▸ **What you should do**:
Scan the material for the word "this", and copy each line where it shows up.

▸ **Supplied material**:
=-=-=-=-=
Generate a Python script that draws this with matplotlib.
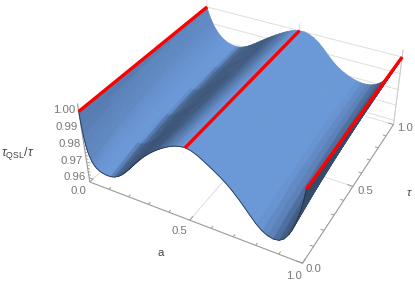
=-=-=-=-=
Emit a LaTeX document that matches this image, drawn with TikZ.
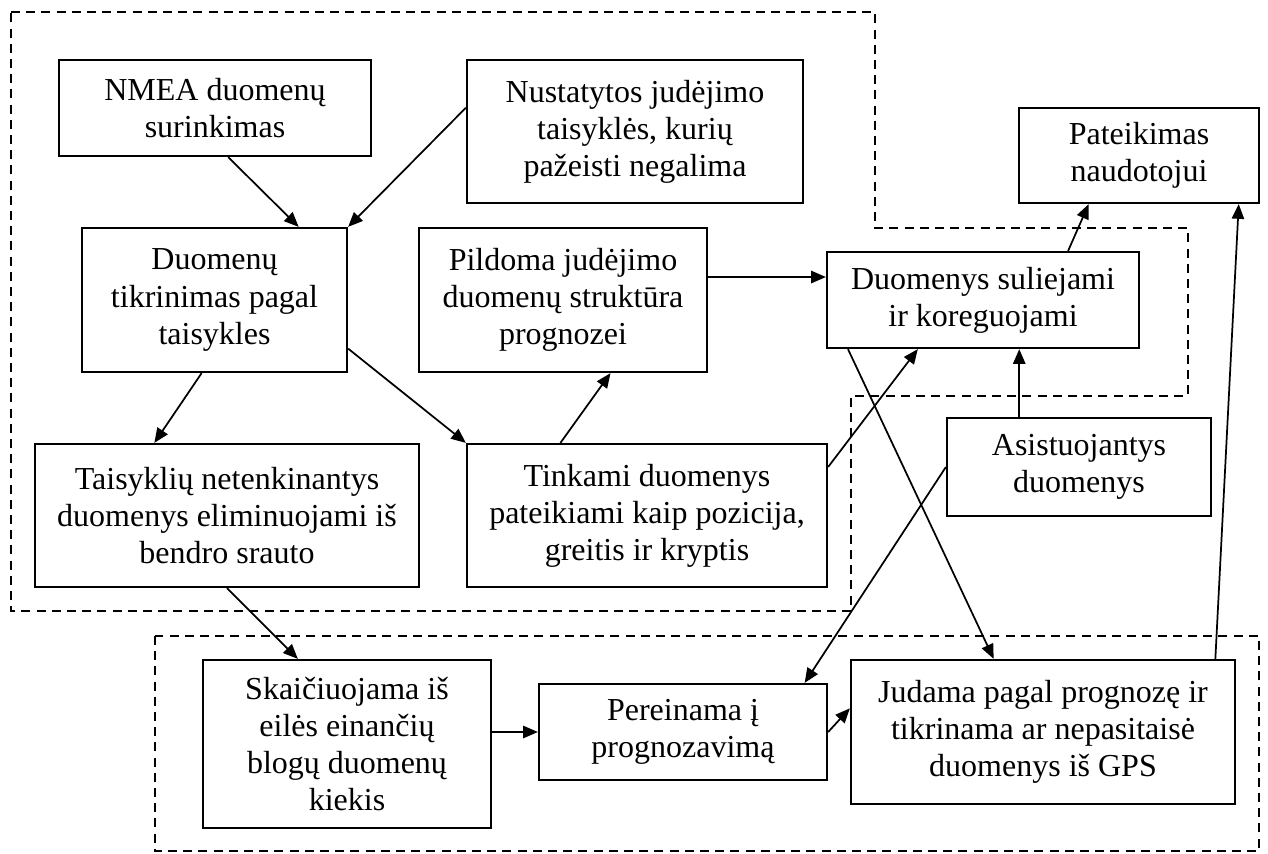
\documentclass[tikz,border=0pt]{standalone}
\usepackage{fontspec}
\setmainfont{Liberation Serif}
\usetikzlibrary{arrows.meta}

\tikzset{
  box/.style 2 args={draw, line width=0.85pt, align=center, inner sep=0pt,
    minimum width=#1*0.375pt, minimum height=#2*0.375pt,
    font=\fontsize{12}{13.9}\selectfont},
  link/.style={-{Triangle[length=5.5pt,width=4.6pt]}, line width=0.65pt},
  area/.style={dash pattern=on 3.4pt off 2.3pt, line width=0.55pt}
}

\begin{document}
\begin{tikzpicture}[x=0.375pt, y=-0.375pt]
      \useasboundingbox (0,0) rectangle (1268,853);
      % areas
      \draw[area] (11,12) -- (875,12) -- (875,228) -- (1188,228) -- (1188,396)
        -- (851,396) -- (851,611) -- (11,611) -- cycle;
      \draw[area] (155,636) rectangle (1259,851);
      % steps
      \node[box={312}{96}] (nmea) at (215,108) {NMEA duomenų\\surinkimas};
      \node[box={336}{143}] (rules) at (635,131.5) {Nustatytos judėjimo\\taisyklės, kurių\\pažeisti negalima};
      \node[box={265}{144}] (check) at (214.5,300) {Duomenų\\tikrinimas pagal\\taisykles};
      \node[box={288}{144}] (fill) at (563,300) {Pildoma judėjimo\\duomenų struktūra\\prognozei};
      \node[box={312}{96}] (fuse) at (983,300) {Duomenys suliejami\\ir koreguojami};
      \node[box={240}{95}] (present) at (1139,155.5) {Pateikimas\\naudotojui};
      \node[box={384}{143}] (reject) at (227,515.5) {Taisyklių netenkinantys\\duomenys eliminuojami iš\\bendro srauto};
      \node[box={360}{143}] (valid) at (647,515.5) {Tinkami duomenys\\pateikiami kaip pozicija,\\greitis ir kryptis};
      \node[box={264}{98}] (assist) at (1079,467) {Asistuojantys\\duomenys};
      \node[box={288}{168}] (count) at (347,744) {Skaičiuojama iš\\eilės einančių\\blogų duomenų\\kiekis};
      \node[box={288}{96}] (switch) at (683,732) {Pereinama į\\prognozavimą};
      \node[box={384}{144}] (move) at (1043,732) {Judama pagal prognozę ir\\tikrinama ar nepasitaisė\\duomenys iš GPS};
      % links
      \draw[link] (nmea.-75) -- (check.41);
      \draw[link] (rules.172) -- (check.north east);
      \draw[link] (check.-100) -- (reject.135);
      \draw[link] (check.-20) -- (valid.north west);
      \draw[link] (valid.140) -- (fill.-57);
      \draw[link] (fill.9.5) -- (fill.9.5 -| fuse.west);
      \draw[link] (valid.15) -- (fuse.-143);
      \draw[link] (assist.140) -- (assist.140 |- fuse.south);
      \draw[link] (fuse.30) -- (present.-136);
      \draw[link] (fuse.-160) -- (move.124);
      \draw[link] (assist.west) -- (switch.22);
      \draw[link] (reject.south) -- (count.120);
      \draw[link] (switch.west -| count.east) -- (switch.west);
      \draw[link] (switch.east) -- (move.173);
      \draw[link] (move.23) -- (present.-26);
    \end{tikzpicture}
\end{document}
=-=-=-=-=
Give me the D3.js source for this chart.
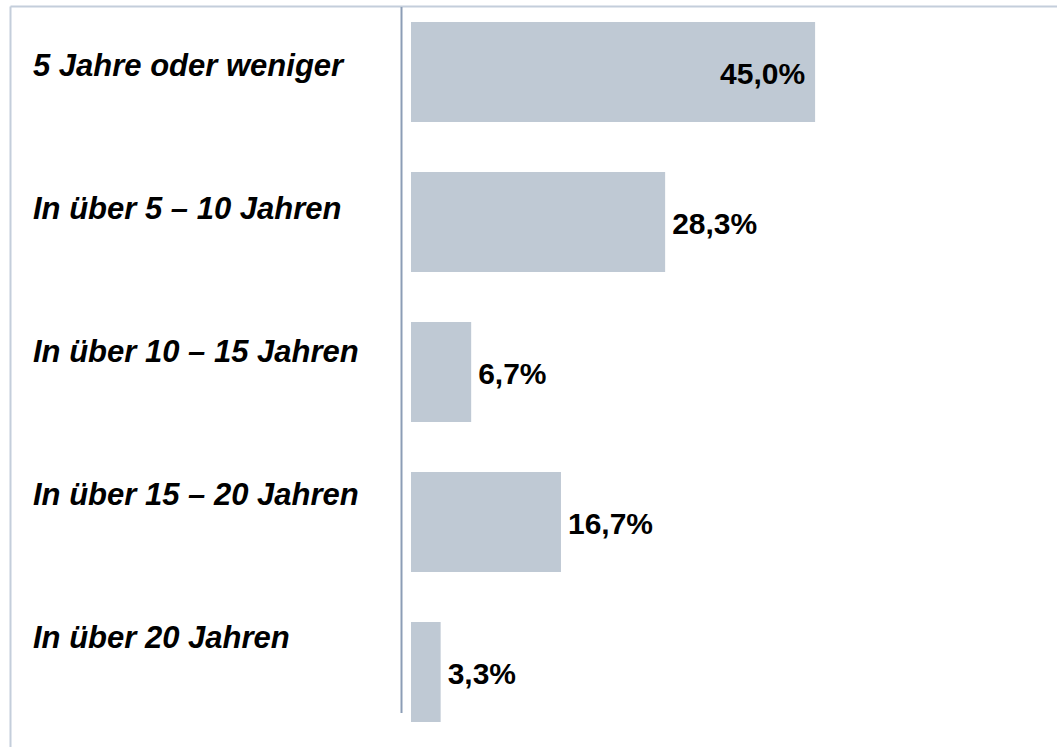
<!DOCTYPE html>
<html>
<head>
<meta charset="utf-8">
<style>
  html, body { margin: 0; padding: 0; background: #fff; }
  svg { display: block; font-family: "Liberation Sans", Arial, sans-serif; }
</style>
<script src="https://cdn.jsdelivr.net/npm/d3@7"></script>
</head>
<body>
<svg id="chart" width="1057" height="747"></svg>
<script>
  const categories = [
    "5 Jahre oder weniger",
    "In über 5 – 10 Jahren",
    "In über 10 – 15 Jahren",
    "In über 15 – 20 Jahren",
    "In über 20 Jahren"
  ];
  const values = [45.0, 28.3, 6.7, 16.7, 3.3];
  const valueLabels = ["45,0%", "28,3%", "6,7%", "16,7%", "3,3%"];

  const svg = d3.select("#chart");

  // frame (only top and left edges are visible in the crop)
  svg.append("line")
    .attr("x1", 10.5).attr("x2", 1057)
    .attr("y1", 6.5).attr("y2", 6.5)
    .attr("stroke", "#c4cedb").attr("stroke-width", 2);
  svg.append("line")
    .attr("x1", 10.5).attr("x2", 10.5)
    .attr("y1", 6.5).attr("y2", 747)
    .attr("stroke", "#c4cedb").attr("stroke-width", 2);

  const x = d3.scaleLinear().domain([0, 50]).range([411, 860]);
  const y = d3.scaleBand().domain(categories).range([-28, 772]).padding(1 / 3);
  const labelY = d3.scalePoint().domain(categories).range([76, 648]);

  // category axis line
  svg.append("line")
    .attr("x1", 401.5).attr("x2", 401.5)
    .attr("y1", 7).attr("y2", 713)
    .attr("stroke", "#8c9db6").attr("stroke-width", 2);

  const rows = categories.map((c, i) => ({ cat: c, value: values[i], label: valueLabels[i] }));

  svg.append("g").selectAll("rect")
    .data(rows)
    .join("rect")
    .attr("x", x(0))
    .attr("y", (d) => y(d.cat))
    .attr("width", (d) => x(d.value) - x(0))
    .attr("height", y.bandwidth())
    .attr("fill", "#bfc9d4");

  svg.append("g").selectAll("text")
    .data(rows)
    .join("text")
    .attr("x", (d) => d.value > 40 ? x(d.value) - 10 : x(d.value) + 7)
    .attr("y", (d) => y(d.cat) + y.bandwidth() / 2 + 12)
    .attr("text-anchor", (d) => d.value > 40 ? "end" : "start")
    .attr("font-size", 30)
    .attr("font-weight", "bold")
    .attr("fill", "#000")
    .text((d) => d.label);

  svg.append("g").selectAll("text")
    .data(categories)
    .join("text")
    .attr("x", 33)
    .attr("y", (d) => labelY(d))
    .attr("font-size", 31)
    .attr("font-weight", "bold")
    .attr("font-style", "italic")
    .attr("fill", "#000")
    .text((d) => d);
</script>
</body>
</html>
=-=-=-=-=
▸ **Result of the task**:
Generate a Python script that draws this with matplotlib.
Emit a LaTeX document that matches this image, drawn with TikZ.
Give me the D3.js source for this chart.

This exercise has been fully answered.